-- START OF Material --
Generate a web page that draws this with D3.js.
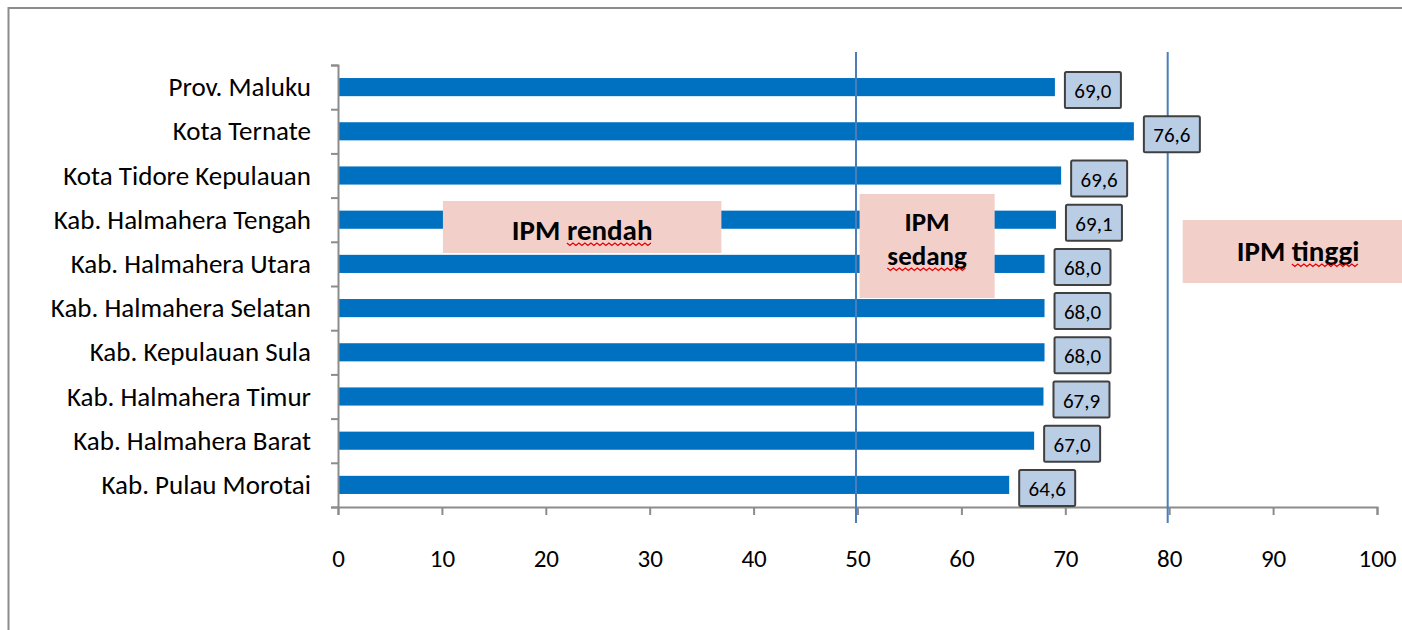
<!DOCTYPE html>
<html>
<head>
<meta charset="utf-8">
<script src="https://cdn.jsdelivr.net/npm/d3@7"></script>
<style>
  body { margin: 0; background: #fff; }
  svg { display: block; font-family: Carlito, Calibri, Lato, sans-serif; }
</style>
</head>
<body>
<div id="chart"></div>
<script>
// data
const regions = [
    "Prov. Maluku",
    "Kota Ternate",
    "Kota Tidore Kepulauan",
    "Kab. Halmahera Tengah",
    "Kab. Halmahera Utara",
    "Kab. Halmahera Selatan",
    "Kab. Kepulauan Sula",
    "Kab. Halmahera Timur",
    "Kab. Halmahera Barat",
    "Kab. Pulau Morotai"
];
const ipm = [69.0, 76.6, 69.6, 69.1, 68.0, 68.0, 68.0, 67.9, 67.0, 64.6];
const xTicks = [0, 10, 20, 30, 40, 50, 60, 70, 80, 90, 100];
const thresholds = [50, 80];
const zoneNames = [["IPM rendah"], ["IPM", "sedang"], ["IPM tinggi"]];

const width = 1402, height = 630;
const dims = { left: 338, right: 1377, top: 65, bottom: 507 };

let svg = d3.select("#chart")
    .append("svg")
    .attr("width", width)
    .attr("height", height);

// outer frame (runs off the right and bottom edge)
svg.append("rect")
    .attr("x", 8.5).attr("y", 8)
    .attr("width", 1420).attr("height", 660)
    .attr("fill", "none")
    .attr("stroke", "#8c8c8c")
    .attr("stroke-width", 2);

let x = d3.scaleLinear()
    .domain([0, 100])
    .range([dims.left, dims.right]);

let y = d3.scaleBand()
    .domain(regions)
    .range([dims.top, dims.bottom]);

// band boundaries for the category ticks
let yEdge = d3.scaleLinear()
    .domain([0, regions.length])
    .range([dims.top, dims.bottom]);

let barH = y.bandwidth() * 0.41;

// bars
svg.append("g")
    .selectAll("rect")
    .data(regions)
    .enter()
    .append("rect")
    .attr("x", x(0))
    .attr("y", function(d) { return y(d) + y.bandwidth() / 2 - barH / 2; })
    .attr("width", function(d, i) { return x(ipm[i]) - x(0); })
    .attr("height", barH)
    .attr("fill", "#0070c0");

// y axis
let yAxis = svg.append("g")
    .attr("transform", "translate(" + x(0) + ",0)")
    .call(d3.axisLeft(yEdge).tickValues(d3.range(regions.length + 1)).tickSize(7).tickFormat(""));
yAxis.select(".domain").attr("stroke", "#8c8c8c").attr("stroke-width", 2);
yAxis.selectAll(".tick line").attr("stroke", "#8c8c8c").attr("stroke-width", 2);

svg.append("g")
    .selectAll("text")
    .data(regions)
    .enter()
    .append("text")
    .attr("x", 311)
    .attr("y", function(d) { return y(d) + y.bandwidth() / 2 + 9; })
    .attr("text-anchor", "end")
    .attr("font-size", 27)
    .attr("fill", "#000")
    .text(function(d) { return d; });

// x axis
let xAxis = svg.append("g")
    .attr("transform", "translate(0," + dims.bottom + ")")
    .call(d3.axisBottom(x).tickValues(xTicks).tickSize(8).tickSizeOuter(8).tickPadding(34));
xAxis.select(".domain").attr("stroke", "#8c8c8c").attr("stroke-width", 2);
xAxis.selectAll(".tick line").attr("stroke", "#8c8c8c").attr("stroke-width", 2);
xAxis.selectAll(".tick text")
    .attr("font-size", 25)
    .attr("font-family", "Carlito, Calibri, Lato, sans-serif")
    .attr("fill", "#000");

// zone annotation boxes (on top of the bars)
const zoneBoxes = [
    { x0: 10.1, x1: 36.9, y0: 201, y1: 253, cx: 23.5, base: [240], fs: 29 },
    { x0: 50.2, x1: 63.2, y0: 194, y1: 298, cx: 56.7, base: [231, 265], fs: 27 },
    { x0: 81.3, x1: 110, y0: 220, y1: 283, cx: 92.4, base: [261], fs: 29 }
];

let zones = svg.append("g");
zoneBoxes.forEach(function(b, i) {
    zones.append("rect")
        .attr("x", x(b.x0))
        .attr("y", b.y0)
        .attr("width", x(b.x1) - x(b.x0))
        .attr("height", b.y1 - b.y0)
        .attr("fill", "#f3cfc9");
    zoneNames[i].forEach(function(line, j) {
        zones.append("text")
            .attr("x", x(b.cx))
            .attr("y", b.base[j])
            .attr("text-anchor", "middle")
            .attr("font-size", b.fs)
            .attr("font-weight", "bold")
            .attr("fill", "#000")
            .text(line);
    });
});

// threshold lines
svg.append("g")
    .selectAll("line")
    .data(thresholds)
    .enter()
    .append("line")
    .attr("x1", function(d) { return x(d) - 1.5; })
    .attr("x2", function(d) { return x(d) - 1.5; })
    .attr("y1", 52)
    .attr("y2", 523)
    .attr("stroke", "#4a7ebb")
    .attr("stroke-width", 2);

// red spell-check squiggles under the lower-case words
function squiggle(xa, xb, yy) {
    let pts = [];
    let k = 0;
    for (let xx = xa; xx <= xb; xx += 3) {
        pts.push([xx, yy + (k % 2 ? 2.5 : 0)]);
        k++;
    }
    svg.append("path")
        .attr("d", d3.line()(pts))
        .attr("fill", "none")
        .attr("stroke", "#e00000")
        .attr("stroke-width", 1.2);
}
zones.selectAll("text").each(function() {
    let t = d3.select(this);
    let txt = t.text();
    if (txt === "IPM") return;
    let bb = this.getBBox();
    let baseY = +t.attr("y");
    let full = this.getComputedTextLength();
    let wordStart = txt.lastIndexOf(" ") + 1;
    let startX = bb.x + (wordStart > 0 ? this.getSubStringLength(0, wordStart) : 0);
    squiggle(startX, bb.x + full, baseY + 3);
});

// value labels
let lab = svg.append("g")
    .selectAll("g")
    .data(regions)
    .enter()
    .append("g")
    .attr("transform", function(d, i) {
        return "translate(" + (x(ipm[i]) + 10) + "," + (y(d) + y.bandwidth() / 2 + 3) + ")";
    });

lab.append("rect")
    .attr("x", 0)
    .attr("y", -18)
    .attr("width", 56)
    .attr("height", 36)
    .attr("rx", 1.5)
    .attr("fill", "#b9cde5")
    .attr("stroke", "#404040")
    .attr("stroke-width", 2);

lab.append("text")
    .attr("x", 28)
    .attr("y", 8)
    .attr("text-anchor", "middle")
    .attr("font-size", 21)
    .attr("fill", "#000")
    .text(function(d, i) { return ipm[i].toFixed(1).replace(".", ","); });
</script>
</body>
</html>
-- END OF Material --
Stated exercise: Set down the material exactly, every line of it, except for the pictures.

Response to this task:
Generate a web page that draws this with D3.js.
<!DOCTYPE html>
<html>
<head>
<meta charset="utf-8">
<script src="https://cdn.jsdelivr.net/npm/d3@7"></script>
<style>
  body { margin: 0; background: #fff; }
  svg { display: block; font-family: Carlito, Calibri, Lato, sans-serif; }
</style>
</head>
<body>
<div id="chart"></div>
<script>
// data
const regions = [
    "Prov. Maluku",
    "Kota Ternate",
    "Kota Tidore Kepulauan",
    "Kab. Halmahera Tengah",
    "Kab. Halmahera Utara",
    "Kab. Halmahera Selatan",
    "Kab. Kepulauan Sula",
    "Kab. Halmahera Timur",
    "Kab. Halmahera Barat",
    "Kab. Pulau Morotai"
];
const ipm = [69.0, 76.6, 69.6, 69.1, 68.0, 68.0, 68.0, 67.9, 67.0, 64.6];
const xTicks = [0, 10, 20, 30, 40, 50, 60, 70, 80, 90, 100];
const thresholds = [50, 80];
const zoneNames = [["IPM rendah"], ["IPM", "sedang"], ["IPM tinggi"]];

const width = 1402, height = 630;
const dims = { left: 338, right: 1377, top: 65, bottom: 507 };

let svg = d3.select("#chart")
    .append("svg")
    .attr("width", width)
    .attr("height", height);

// outer frame (runs off the right and bottom edge)
svg.append("rect")
    .attr("x", 8.5).attr("y", 8)
    .attr("width", 1420).attr("height", 660)
    .attr("fill", "none")
    .attr("stroke", "#8c8c8c")
    .attr("stroke-width", 2);

let x = d3.scaleLinear()
    .domain([0, 100])
    .range([dims.left, dims.right]);

let y = d3.scaleBand()
    .domain(regions)
    .range([dims.top, dims.bottom]);

// band boundaries for the category ticks
let yEdge = d3.scaleLinear()
    .domain([0, regions.length])
    .range([dims.top, dims.bottom]);

let barH = y.bandwidth() * 0.41;

// bars
svg.append("g")
    .selectAll("rect")
    .data(regions)
    .enter()
    .append("rect")
    .attr("x", x(0))
    .attr("y", function(d) { return y(d) + y.bandwidth() / 2 - barH / 2; })
    .attr("width", function(d, i) { return x(ipm[i]) - x(0); })
    .attr("height", barH)
    .attr("fill", "#0070c0");

// y axis
let yAxis = svg.append("g")
    .attr("transform", "translate(" + x(0) + ",0)")
    .call(d3.axisLeft(yEdge).tickValues(d3.range(regions.length + 1)).tickSize(7).tickFormat(""));
yAxis.select(".domain").attr("stroke", "#8c8c8c").attr("stroke-width", 2);
yAxis.selectAll(".tick line").attr("stroke", "#8c8c8c").attr("stroke-width", 2);

svg.append("g")
    .selectAll("text")
    .data(regions)
    .enter()
    .append("text")
    .attr("x", 311)
    .attr("y", function(d) { return y(d) + y.bandwidth() / 2 + 9; })
    .attr("text-anchor", "end")
    .attr("font-size", 27)
    .attr("fill", "#000")
    .text(function(d) { return d; });

// x axis
let xAxis = svg.append("g")
    .attr("transform", "translate(0," + dims.bottom + ")")
    .call(d3.axisBottom(x).tickValues(xTicks).tickSize(8).tickSizeOuter(8).tickPadding(34));
xAxis.select(".domain").attr("stroke", "#8c8c8c").attr("stroke-width", 2);
xAxis.selectAll(".tick line").attr("stroke", "#8c8c8c").attr("stroke-width", 2);
xAxis.selectAll(".tick text")
    .attr("font-size", 25)
    .attr("font-family", "Carlito, Calibri, Lato, sans-serif")
    .attr("fill", "#000");

// zone annotation boxes (on top of the bars)
const zoneBoxes = [
    { x0: 10.1, x1: 36.9, y0: 201, y1: 253, cx: 23.5, base: [240], fs: 29 },
    { x0: 50.2, x1: 63.2, y0: 194, y1: 298, cx: 56.7, base: [231, 265], fs: 27 },
    { x0: 81.3, x1: 110, y0: 220, y1: 283, cx: 92.4, base: [261], fs: 29 }
];

let zones = svg.append("g");
zoneBoxes.forEach(function(b, i) {
    zones.append("rect")
        .attr("x", x(b.x0))
        .attr("y", b.y0)
        .attr("width", x(b.x1) - x(b.x0))
        .attr("height", b.y1 - b.y0)
        .attr("fill", "#f3cfc9");
    zoneNames[i].forEach(function(line, j) {
        zones.append("text")
            .attr("x", x(b.cx))
            .attr("y", b.base[j])
            .attr("text-anchor", "middle")
            .attr("font-size", b.fs)
            .attr("font-weight", "bold")
            .attr("fill", "#000")
            .text(line);
    });
});

// threshold lines
svg.append("g")
    .selectAll("line")
    .data(thresholds)
    .enter()
    .append("line")
    .attr("x1", function(d) { return x(d) - 1.5; })
    .attr("x2", function(d) { return x(d) - 1.5; })
    .attr("y1", 52)
    .attr("y2", 523)
    .attr("stroke", "#4a7ebb")
    .attr("stroke-width", 2);

// red spell-check squiggles under the lower-case words
function squiggle(xa, xb, yy) {
    let pts = [];
    let k = 0;
    for (let xx = xa; xx <= xb; xx += 3) {
        pts.push([xx, yy + (k % 2 ? 2.5 : 0)]);
        k++;
    }
    svg.append("path")
        .attr("d", d3.line()(pts))
        .attr("fill", "none")
        .attr("stroke", "#e00000")
        .attr("stroke-width", 1.2);
}
zones.selectAll("text").each(function() {
    let t = d3.select(this);
    let txt = t.text();
    if (txt === "IPM") return;
    let bb = this.getBBox();
    let baseY = +t.attr("y");
    let full = this.getComputedTextLength();
    let wordStart = txt.lastIndexOf(" ") + 1;
    let startX = bb.x + (wordStart > 0 ? this.getSubStringLength(0, wordStart) : 0);
    squiggle(startX, bb.x + full, baseY + 3);
});

// value labels
let lab = svg.append("g")
    .selectAll("g")
    .data(regions)
    .enter()
    .append("g")
    .attr("transform", function(d, i) {
        return "translate(" + (x(ipm[i]) + 10) + "," + (y(d) + y.bandwidth() / 2 + 3) + ")";
    });

lab.append("rect")
    .attr("x", 0)
    .attr("y", -18)
    .attr("width", 56)
    .attr("height", 36)
    .attr("rx", 1.5)
    .attr("fill", "#b9cde5")
    .attr("stroke", "#404040")
    .attr("stroke-width", 2);

lab.append("text")
    .attr("x", 28)
    .attr("y", 8)
    .attr("text-anchor", "middle")
    .attr("font-size", 21)
    .attr("fill", "#000")
    .text(function(d, i) { return ipm[i].toFixed(1).replace(".", ","); });
</script>
</body>
</html>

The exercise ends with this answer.